Kilojoules are the appropriate unit for individual food items.  A total human 
dietary requirement per day is around 10 000 kJ, which may be better expressed 
as 10 MJ.
 
More relevant to a car is comparison to a horse pulling a carriage.  A working 
horse can only work part of day, and may have a daily requirement of 138 MJ 
(33000 kcal, per Google) and travel 30 km, thus requiring 4.6 MJ/km or 4600 
kJ/km.  A larger carriage might require a team of 2 or 4 horses having such a 
requirement.

--- On Tue, 6/28/11, Pat Naughtin <[email protected]> wrote:


From: Pat Naughtin <[email protected]>
Subject: [USMA:50775] Re: MPGe = miles per gallon equivalent?
To: "U.S. Metric Association" <[email protected]>
Cc: "U.S. Metric Association" <[email protected]>
Date: Tuesday, June 28, 2011, 9:11 PM




On 2011/06/26, at 22:36 , John M. Steele wrote:


However, the numbers are getting small, and the 100 factor departs from the 
usual steps of 1000-fold in units.  I believe it would be better to multiply by 
10 and use megajoules per 1000 kilometers (which could be expressed as a 
megameter).  Alternatively the megas could divide out leaving joules per meter, 
certainly better in computation, but another representation might be more 
relatable to the public, and easier to tie to meaningful driving distances and 
volumes or masses of fuel.  I would note that 1000 km is a reasonable monthly 
driving distance for many people, and the cost per 1000 km would be a 
reasonable budgetary visualization.

Dear John,


I think that I would prefer kilojoules per kilometre as cars already have the 
odometer in kilometres.
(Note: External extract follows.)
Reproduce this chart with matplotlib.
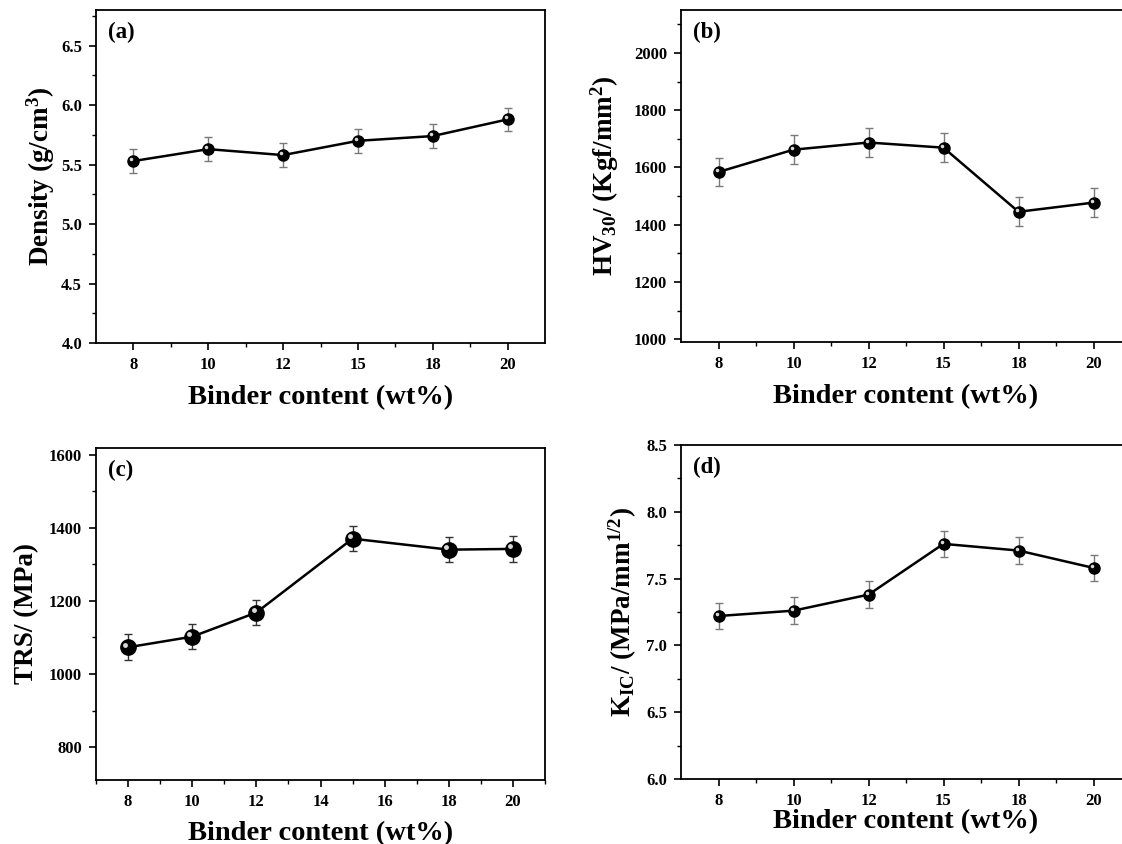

In addition, the kilojoules is gradually becoming used 
as the correct energy unit for food energy values. Perhaps kilojoule is more 
common here but it is finally replacing calories.


As the joule is the single unit for energy in the International System of Units 
(SI) it means that the energy used in a car can be compared with all other 
sources of energy that are reported in joules.